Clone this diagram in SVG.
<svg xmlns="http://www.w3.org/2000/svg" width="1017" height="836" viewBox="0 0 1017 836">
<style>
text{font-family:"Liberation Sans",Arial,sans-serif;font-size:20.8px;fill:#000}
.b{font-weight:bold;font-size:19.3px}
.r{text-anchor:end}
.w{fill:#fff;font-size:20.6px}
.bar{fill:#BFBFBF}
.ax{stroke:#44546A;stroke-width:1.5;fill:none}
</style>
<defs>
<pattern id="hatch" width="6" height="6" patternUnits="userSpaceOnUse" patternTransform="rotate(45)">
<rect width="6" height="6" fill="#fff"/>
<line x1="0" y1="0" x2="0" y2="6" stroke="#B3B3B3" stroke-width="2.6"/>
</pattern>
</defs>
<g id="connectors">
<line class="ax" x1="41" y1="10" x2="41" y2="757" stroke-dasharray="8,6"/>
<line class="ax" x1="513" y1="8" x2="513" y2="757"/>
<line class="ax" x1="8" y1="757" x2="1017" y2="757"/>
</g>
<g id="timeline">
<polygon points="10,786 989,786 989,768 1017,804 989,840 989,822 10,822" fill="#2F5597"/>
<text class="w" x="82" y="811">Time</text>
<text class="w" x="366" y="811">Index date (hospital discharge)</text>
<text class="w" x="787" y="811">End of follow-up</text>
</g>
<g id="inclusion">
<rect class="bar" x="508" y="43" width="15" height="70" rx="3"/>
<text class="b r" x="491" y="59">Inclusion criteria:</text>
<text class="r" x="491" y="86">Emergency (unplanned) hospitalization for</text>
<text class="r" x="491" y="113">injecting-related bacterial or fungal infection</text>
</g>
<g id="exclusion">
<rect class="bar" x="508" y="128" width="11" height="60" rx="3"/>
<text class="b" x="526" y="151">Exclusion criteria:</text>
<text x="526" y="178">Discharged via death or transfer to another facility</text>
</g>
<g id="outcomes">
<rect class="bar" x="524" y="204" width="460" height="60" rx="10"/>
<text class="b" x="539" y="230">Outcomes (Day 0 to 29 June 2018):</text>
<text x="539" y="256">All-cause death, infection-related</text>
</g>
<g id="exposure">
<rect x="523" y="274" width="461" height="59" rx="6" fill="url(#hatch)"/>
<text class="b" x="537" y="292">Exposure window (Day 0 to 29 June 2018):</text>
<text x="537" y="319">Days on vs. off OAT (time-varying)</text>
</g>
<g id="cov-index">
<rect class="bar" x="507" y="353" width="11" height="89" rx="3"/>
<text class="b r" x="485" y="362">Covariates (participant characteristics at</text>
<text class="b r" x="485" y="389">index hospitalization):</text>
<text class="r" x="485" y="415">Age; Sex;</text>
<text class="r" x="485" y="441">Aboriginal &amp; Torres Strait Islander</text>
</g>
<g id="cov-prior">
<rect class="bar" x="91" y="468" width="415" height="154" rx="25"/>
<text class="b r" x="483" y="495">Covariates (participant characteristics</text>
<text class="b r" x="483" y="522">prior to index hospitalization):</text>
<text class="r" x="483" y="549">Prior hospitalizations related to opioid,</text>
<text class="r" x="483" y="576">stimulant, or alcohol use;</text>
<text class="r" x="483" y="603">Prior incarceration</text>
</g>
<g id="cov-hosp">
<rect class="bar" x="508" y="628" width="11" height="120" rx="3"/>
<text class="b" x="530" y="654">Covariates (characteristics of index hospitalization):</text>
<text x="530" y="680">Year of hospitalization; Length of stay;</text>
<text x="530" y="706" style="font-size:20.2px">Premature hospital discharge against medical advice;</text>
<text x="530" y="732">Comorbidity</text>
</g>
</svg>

========================================

(GOAL) Write the data out again in full and exactly.

(OUTPUT)
Clone this diagram in SVG.
<svg xmlns="http://www.w3.org/2000/svg" width="1017" height="836" viewBox="0 0 1017 836">
<style>
text{font-family:"Liberation Sans",Arial,sans-serif;font-size:20.8px;fill:#000}
.b{font-weight:bold;font-size:19.3px}
.r{text-anchor:end}
.w{fill:#fff;font-size:20.6px}
.bar{fill:#BFBFBF}
.ax{stroke:#44546A;stroke-width:1.5;fill:none}
</style>
<defs>
<pattern id="hatch" width="6" height="6" patternUnits="userSpaceOnUse" patternTransform="rotate(45)">
<rect width="6" height="6" fill="#fff"/>
<line x1="0" y1="0" x2="0" y2="6" stroke="#B3B3B3" stroke-width="2.6"/>
</pattern>
</defs>
<g id="connectors">
<line class="ax" x1="41" y1="10" x2="41" y2="757" stroke-dasharray="8,6"/>
<line class="ax" x1="513" y1="8" x2="513" y2="757"/>
<line class="ax" x1="8" y1="757" x2="1017" y2="757"/>
</g>
<g id="timeline">
<polygon points="10,786 989,786 989,768 1017,804 989,840 989,822 10,822" fill="#2F5597"/>
<text class="w" x="82" y="811">Time</text>
<text class="w" x="366" y="811">Index date (hospital discharge)</text>
<text class="w" x="787" y="811">End of follow-up</text>
</g>
<g id="inclusion">
<rect class="bar" x="508" y="43" width="15" height="70" rx="3"/>
<text class="b r" x="491" y="59">Inclusion criteria:</text>
<text class="r" x="491" y="86">Emergency (unplanned) hospitalization for</text>
<text class="r" x="491" y="113">injecting-related bacterial or fungal infection</text>
</g>
<g id="exclusion">
<rect class="bar" x="508" y="128" width="11" height="60" rx="3"/>
<text class="b" x="526" y="151">Exclusion criteria:</text>
<text x="526" y="178">Discharged via death or transfer to another facility</text>
</g>
<g id="outcomes">
<rect class="bar" x="524" y="204" width="460" height="60" rx="10"/>
<text class="b" x="539" y="230">Outcomes (Day 0 to 29 June 2018):</text>
<text x="539" y="256">All-cause death, infection-related</text>
</g>
<g id="exposure">
<rect x="523" y="274" width="461" height="59" rx="6" fill="url(#hatch)"/>
<text class="b" x="537" y="292">Exposure window (Day 0 to 29 June 2018):</text>
<text x="537" y="319">Days on vs. off OAT (time-varying)</text>
</g>
<g id="cov-index">
<rect class="bar" x="507" y="353" width="11" height="89" rx="3"/>
<text class="b r" x="485" y="362">Covariates (participant characteristics at</text>
<text class="b r" x="485" y="389">index hospitalization):</text>
<text class="r" x="485" y="415">Age; Sex;</text>
<text class="r" x="485" y="441">Aboriginal &amp; Torres Strait Islander</text>
</g>
<g id="cov-prior">
<rect class="bar" x="91" y="468" width="415" height="154" rx="25"/>
<text class="b r" x="483" y="495">Covariates (participant characteristics</text>
<text class="b r" x="483" y="522">prior to index hospitalization):</text>
<text class="r" x="483" y="549">Prior hospitalizations related to opioid,</text>
<text class="r" x="483" y="576">stimulant, or alcohol use;</text>
<text class="r" x="483" y="603">Prior incarceration</text>
</g>
<g id="cov-hosp">
<rect class="bar" x="508" y="628" width="11" height="120" rx="3"/>
<text class="b" x="530" y="654">Covariates (characteristics of index hospitalization):</text>
<text x="530" y="680">Year of hospitalization; Length of stay;</text>
<text x="530" y="706" style="font-size:20.2px">Premature hospital discharge against medical advice;</text>
<text x="530" y="732">Comorbidity</text>
</g>
</svg>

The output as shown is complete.